WORK TO BE COMPLETED >> Gather the lines below that include the string "standalone", copying each in full.

--- START SUPPLIED ENTRIES ---

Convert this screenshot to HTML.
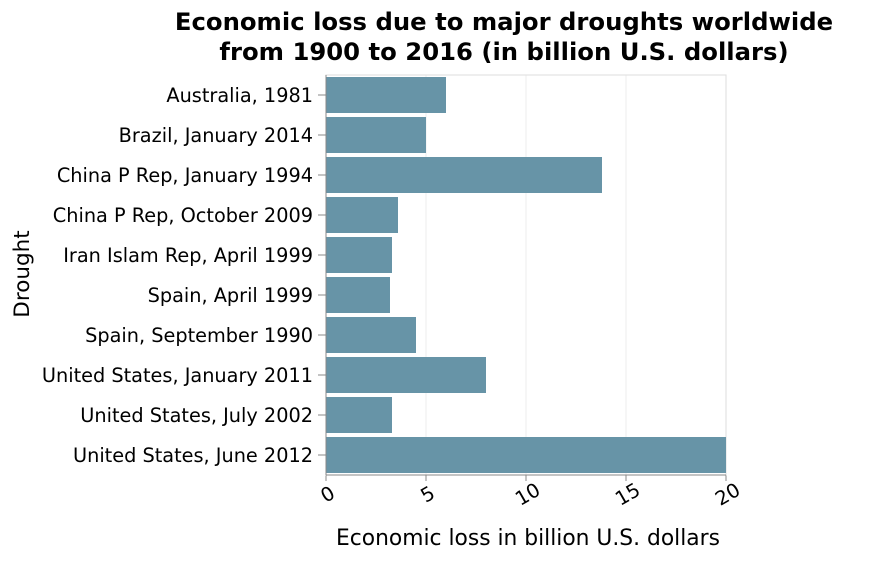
<!DOCTYPE html>
<html><head><meta charset="utf-8"><style>
body{margin:0;background:#fff;}
svg{font-family:"DejaVu Sans","Liberation Sans",sans-serif;}
</style></head><body>
<svg id="c" width="888" height="558">
<text x="504" y="30" text-anchor="middle" font-size="24.3" font-weight="bold">Economic loss due to major droughts worldwide</text>
<text x="504" y="60" text-anchor="middle" font-size="24.3" font-weight="bold">from 1900 to 2016 (in billion U.S. dollars)</text>
<text x="528" y="545" text-anchor="middle" font-size="21.8">Economic loss in billion U.S. dollars</text>
<text transform="translate(29,274) rotate(-90)" text-anchor="middle" font-size="21.5">Drought</text>
<g id="g"></g>
</svg>
<script>
const categories=["Australia, 1981","Brazil, January 2014","China P Rep, January 1994","China P Rep, October 2009","Iran Islam Rep, April 1999","Spain, April 1999","Spain, September 1990","United States, January 2011","United States, July 2002","United States, June 2012"];
const values=[6.0,5.0,13.8,3.6,3.3,3.2,4.5,8.0,3.3,20];
const xTicks=[0,5,10,15,20];
const NS="http://www.w3.org/2000/svg";
const g=document.getElementById('g');
const X0=326,X1=726,Y0=75,Y1=475,max=20;
const xs=v=>X0+(X1-X0)*v/max;
const band=(Y1-Y0)/categories.length;
function mk(t,a){const e=document.createElementNS(NS,t);for(const k in a)e.setAttribute(k,a[k]);g.appendChild(e);return e;}
xTicks.forEach(t=>{
 const l=mk('line',{x1:xs(t),x2:xs(t),y1:Y0,y2:Y1,stroke:'#eee'});
 
 
 const tk=mk('line',{x1:xs(t),x2:xs(t),y1:Y1,y2:Y1+6,stroke:'#888'});
 
 
 const tx=mk('text',{x:0,y:0,'font-size':19.5,'text-anchor':'middle',transform:`translate(${xs(t)+5},${Y1+25}) rotate(-30)`});
 tx.textContent=t;
 
 
});
mk('rect',{x:X0,y:Y0,width:X1-X0,height:Y1-Y0,fill:'none',stroke:'#ddd'});
categories.forEach((c,i)=>{
 const cy=Y0+band*i+band/2;
 const r=mk('rect',{x:X0,y:cy-18,width:xs(values[i])-X0,height:36,fill:'#6794a7'});
 
 
 const tk=mk('line',{x1:X0-8,x2:X0,y1:cy,y2:cy,stroke:'#888'});
 
 
 const tx=mk('text',{x:X0-13,y:cy+7,'font-size':19.3,'text-anchor':'end'});
 tx.textContent=c;
 
 
});
mk('line',{x1:X0,x2:X1,y1:Y1,y2:Y1,stroke:'#888'});
mk('line',{x1:X0,x2:X0,y1:Y0,y2:Y1,stroke:'#888'});
</script>
</body></html>
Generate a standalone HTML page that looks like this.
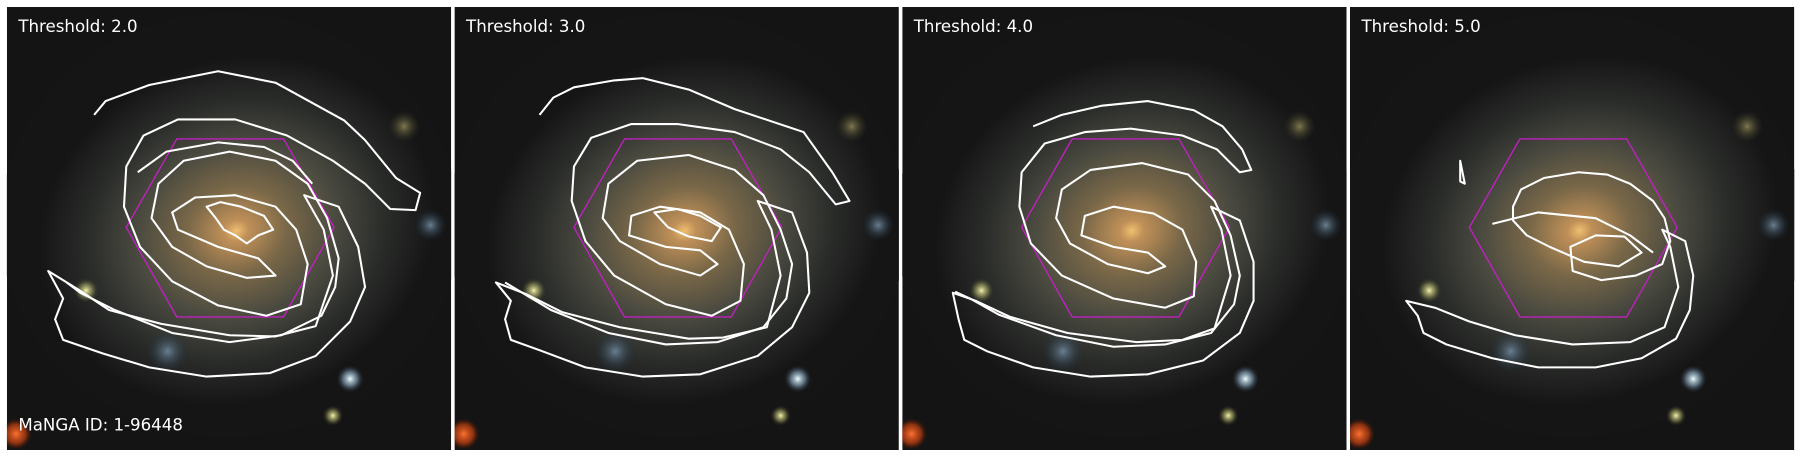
<!DOCTYPE html>
<html><head><meta charset="utf-8"><style>
html,body{margin:0;padding:0;background:#fff;}
svg{display:block;}
text{font-family:"DejaVu Sans","Liberation Sans",sans-serif;}
</style></head><body>
<svg id="fig" width="1800" height="457" viewBox="0 0 1568 398" xmlns="http://www.w3.org/2000/svg">
<defs>
<radialGradient id="gal" cx="200" cy="195" r="175" gradientUnits="userSpaceOnUse" gradientTransform="translate(200 195) rotate(-20) scale(1 0.85) translate(-200 -195)">
<stop offset="0" stop-color="#f0c070"/>
<stop offset="0.06" stop-color="#c09058"/>
<stop offset="0.25" stop-color="#7a6848"/>
<stop offset="0.5" stop-color="#4a4a40"/>
<stop offset="0.75" stop-color="#2a2c2a"/>
<stop offset="1" stop-color="#151515"/>
</radialGradient>
<radialGradient id="sy"><stop offset="0" stop-color="#f4f4b0"/><stop offset="0.5" stop-color="#a0a060" stop-opacity="0.6"/><stop offset="1" stop-color="#303020" stop-opacity="0"/></radialGradient>
<radialGradient id="sb"><stop offset="0" stop-color="#f0ffff"/><stop offset="0.5" stop-color="#90b0c8" stop-opacity="0.6"/><stop offset="1" stop-color="#203040" stop-opacity="0"/></radialGradient>
<radialGradient id="so"><stop offset="0" stop-color="#ff7030"/><stop offset="0.6" stop-color="#c04010" stop-opacity="0.7"/><stop offset="1" stop-color="#401000" stop-opacity="0"/></radialGradient>
<radialGradient id="sf"><stop offset="0" stop-color="#807850"/><stop offset="1" stop-color="#303020" stop-opacity="0"/></radialGradient>
<radialGradient id="sbl"><stop offset="0" stop-color="#6a8090"/><stop offset="1" stop-color="#203040" stop-opacity="0"/></radialGradient>
<clipPath id="pc"><rect x="0" y="0" width="387" height="386"/></clipPath>
</defs>
<g id="panels"></g>
</svg>
<script>
const thresholds = [2.0, 3.0, 4.0, 5.0];
const panelX = [6, 396, 786, 1176];
const NS = "http://www.w3.org/2000/svg";
const contours = [
 ["M82,100 L92,88 L130,74 L190,62 L240,72 L300,105 L318,122 L345,155 L366,168 L362,183 L340,182 L318,160 L290,140 L250,118 L205,104 L155,104 L125,118 L110,145 L108,180 L122,215 L150,245 L190,266 L232,275 L262,265 L268,230 L258,200 L240,180 L205,170 L170,172 L150,185 L155,200 L190,215 L225,225 L240,240 L215,242 L180,232 L150,215 L132,190 L138,160 L160,140 L200,132 L240,140 L268,160 L285,190 L295,225 L292,250 L280,275 L245,292 L200,298 L150,290 L100,270 L70,255 L58,246",
  "M42,236 L68,252 L95,270 L140,282 L200,292 L240,293 L275,284 L290,240 L282,200 L265,170 L295,180 L312,215 L318,250 L305,280 L275,310 L235,325 L180,328 L130,320 L90,308 L55,296 L48,278 L55,260 L42,236 Z",
  "M180,180 L192,176 L210,180 L230,188 L238,200 L225,205 L215,212 L205,205 L195,200 L188,190 Z",
  "M120,150 L145,132 L190,124 L230,128 L255,140 L272,160"],
 ["M470,100 L482,85 L500,76 L535,70 L560,68 L600,78 L640,95 L700,115 L725,150 L740,175 L728,178 L705,150 L680,130 L640,115 L590,108 L550,108 L515,120 L500,145 L498,175 L510,210 L535,240 L580,265 L620,275 L645,262 L648,230 L635,200 L610,185 L575,180 L550,188 L548,205 L580,215 L610,218 L625,230 L610,240 L575,230 L540,210 L525,190 L530,160 L555,140 L600,135 L640,148 L665,170 L680,200 L690,230 L685,260 L665,285 L625,298 L580,300 L530,290 L480,270 L455,255 L440,246",
  "M432,246 L458,256 L490,272 L540,285 L600,295 L630,294 L668,285 L680,240 L672,200 L660,175 L690,185 L703,220 L705,255 L690,285 L660,310 L610,326 L560,328 L510,320 L470,305 L445,296 L440,278 L445,262 L432,246 Z",
  "M570,185 L590,182 L610,188 L628,198 L620,210 L600,206 L582,198 Z"],
 ["M900,110 L925,100 L960,92 L1000,88 L1040,96 L1065,110 L1082,130 L1090,148 L1080,150 L1060,130 L1030,118 L985,112 L945,115 L910,125 L890,150 L888,180 L898,212 L925,240 L970,260 L1015,268 L1040,258 L1042,228 L1030,200 L1005,186 L970,180 L945,188 L942,205 L970,215 L1000,220 L1015,232 L1000,238 L965,230 L932,212 L920,190 L925,165 L950,148 L995,142 L1035,152 L1058,175 L1072,205 L1080,240 L1075,265 L1055,290 L1015,300 L970,302 L920,292 L870,274 L845,260 L832,254",
  "M830,255 L850,262 L880,276 L930,290 L990,298 L1030,296 L1058,286 L1072,240 L1064,200 L1055,180 L1080,192 L1092,228 L1092,262 L1080,290 L1048,314 L1000,326 L950,328 L900,320 L860,306 L840,296 L835,278 L830,255 Z"],
 ["M1272,140 L1276,160 L1272,158 Z",
  "M1318,180 L1325,165 L1345,155 L1375,150 L1400,152 L1420,160 L1440,175 L1450,190 L1455,210 L1448,230 L1425,240 L1395,244 L1370,236 L1368,215 L1390,205 L1415,206 L1430,220 L1410,232 L1380,228 L1350,215 L1330,205 L1318,192 Z",
  "M1225,262 L1250,268 L1280,280 L1320,292 L1370,300 L1420,298 L1450,285 L1462,250 L1455,215 L1448,200 L1468,210 L1475,240 L1472,270 L1460,295 L1430,312 L1390,320 L1340,320 L1300,312 L1260,300 L1240,290 L1235,275 L1225,262 Z",
  "M1300,195 L1340,185 L1390,190 L1420,205 L1440,220"]
];
const g = document.getElementById('panels');
function mk(tag, attrs){const e=document.createElementNS(NS,tag);for(const k in attrs)e.setAttribute(k,attrs[k]);return e;}
thresholds.forEach((t,i)=>{
  const p = mk('g',{transform:`translate(${panelX[i]},6)`});
  
  
  const inner = mk('g',{'clip-path':'url(#pc)'});
  inner.appendChild(mk('rect',{x:0,y:0,width:387,height:386,fill:'#141414'}));
  inner.appendChild(mk('ellipse',{cx:194,cy:190,rx:200,ry:185,fill:'url(#gal)'}));
  const stars=[[69,247,11,'sy'],[299,324,12,'sb'],[284,356,9,'sy'],[8,372,14,'so'],[369,190,14,'sbl'],[346,104,14,'sf'],[140,300,18,'sbl']];
  stars.forEach(s=>inner.appendChild(mk('circle',{cx:s[0],cy:s[1],r:s[2],fill:`url(#${s[3]})`})));
  const hex = mk('polygon',{points:'148,115 241,115 285,192 241,270 148,270 104,192',fill:'none',stroke:'#c020c0','stroke-width':1.2});
  
  
  inner.appendChild(hex);
  const cg = mk('g',{transform:`translate(${-panelX[i]},-6)`});
  contours[i].forEach(d=>{
    const c = mk('path',{d:d,fill:'none',stroke:'#fff','stroke-width':1.8,'stroke-linejoin':'round'});
    
    
    cg.appendChild(c);
  });
  inner.appendChild(cg);
  p.appendChild(inner);
  const tx = mk('text',{x:10,y:22,fill:'#fff','font-size':14.5});
  
  
  tx.textContent='Threshold: '+t.toFixed(1);
  p.appendChild(tx);
  if(i===0){
    const id = mk('text',{x:10,y:369,fill:'#fff','font-size':14.5});
    
    
    id.textContent='MaNGA ID: 1-96448';
    p.appendChild(id);
  }
  g.appendChild(p);
});
</script>
</body></html>
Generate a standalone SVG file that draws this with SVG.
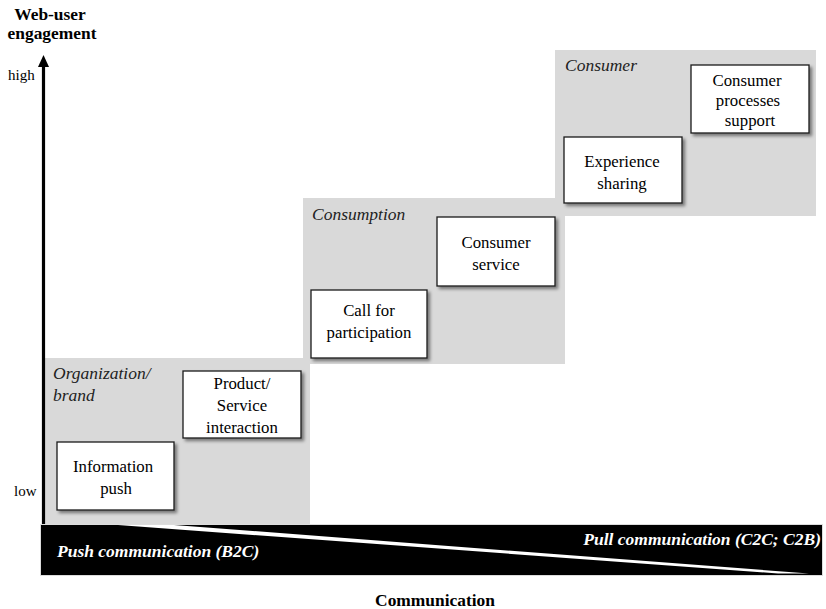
<svg xmlns="http://www.w3.org/2000/svg" width="826" height="609" viewBox="0 0 826 609">
  <defs>
    <filter id="shadow" x="-10%" y="-10%" width="125%" height="130%">
      <feDropShadow dx="2.5" dy="2.5" stdDeviation="1.5" flood-color="#000" flood-opacity="0.45"/>
    </filter>
  </defs>
  <style>
    text { font-family: "Liberation Serif", "Times New Roman", serif; fill: #000; }
    .axis-title { font-size: 17.4px; font-weight: bold; text-anchor: middle; }
    .tick { font-size: 15px; }
    .zone { fill: #d9d9d9; }
    .zone-label { font-size: 17.5px; font-style: italic; fill: #222; }
    .box rect { fill: #fff; stroke: #1a1a1a; stroke-width: 1.3; filter: url(#shadow); }
    .box text { font-size: 16.8px; text-anchor: middle; }
    .band-label { font-size: 17.5px; font-weight: bold; font-style: italic; fill: #fff; }
  </style>

  <rect width="826" height="609" fill="#fff"/>

  <!-- shaded zones -->
  <g id="zone-organization">
    <rect class="zone" x="44" y="358" width="266" height="166"/>
    <text class="zone-label" x="53" y="379">Organization/</text>
    <text class="zone-label" x="53" y="401">brand</text>
  </g>
  <g id="zone-consumption">
    <rect class="zone" x="303" y="198" width="262" height="166"/>
    <text class="zone-label" x="312" y="220">Consumption</text>
  </g>
  <g id="zone-consumer">
    <rect class="zone" x="555" y="50" width="261" height="166"/>
    <text class="zone-label" x="565" y="71">Consumer</text>
  </g>

  <!-- activity boxes -->
  <g id="information-push" class="box">
    <rect x="57" y="442" width="117" height="68"/>
    <text x="113" y="472">Information</text>
    <text x="116" y="494">push</text>
  </g>
  <g id="product-service-interaction" class="box">
    <rect x="183" y="371" width="118" height="67"/>
    <text x="242" y="389">Product/</text>
    <text x="242" y="411">Service</text>
    <text x="242" y="433">interaction</text>
  </g>
  <g id="call-for-participation" class="box">
    <rect x="311" y="290" width="116" height="68"/>
    <text x="369" y="316">Call  for</text>
    <text x="369" y="338">participation</text>
  </g>
  <g id="consumer-service" class="box">
    <rect x="437" y="217" width="118" height="69"/>
    <text x="496" y="248">Consumer</text>
    <text x="496" y="270">service</text>
  </g>
  <g id="experience-sharing" class="box">
    <rect x="564" y="137" width="118" height="66"/>
    <text x="622" y="167">Experience</text>
    <text x="622" y="189">sharing</text>
  </g>
  <g id="consumer-processes-support" class="box">
    <rect x="691" y="65" width="118" height="68"/>
    <text x="747" y="86">Consumer</text>
    <text x="748" y="106">processes</text>
    <text x="750" y="126">support</text>
  </g>

  <!-- vertical axis -->
  <g id="connectors">
    <line x1="43.5" y1="524" x2="43.5" y2="64" stroke="#000" stroke-width="3.2"/>
    <polygon points="43.5,55 38,67 49,67" fill="#000"/>
  </g>
  <g id="axis-labels">
    <text class="axis-title" x="50" y="20">Web-user</text>
    <text class="axis-title" x="52" y="39">engagement</text>
    <text class="tick" x="8" y="80">high</text>
    <text class="tick" x="14" y="496">low</text>
  </g>

  <!-- communication band -->
  <g id="communication-band">
    <rect x="40.5" y="524.5" width="782" height="51" fill="#000" stroke="#dcdcdc" stroke-width="1"/>
    <polygon points="118,525 174,525 809,573.5 778,573.5" fill="#fff"/>
    <text class="band-label" x="57" y="557">Push communication (B2C)</text>
    <text class="band-label" x="821" y="545" text-anchor="end">Pull communication (C2C; C2B)</text>
  </g>
  <text class="axis-title" x="435" y="606" font-size="16">Communication</text>
</svg>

--- END SUPPLIED ENTRIES ---

SOLUTION TO THE PROBLEM >>
Generate a standalone HTML page that looks like this.
Generate a standalone SVG file that draws this with SVG.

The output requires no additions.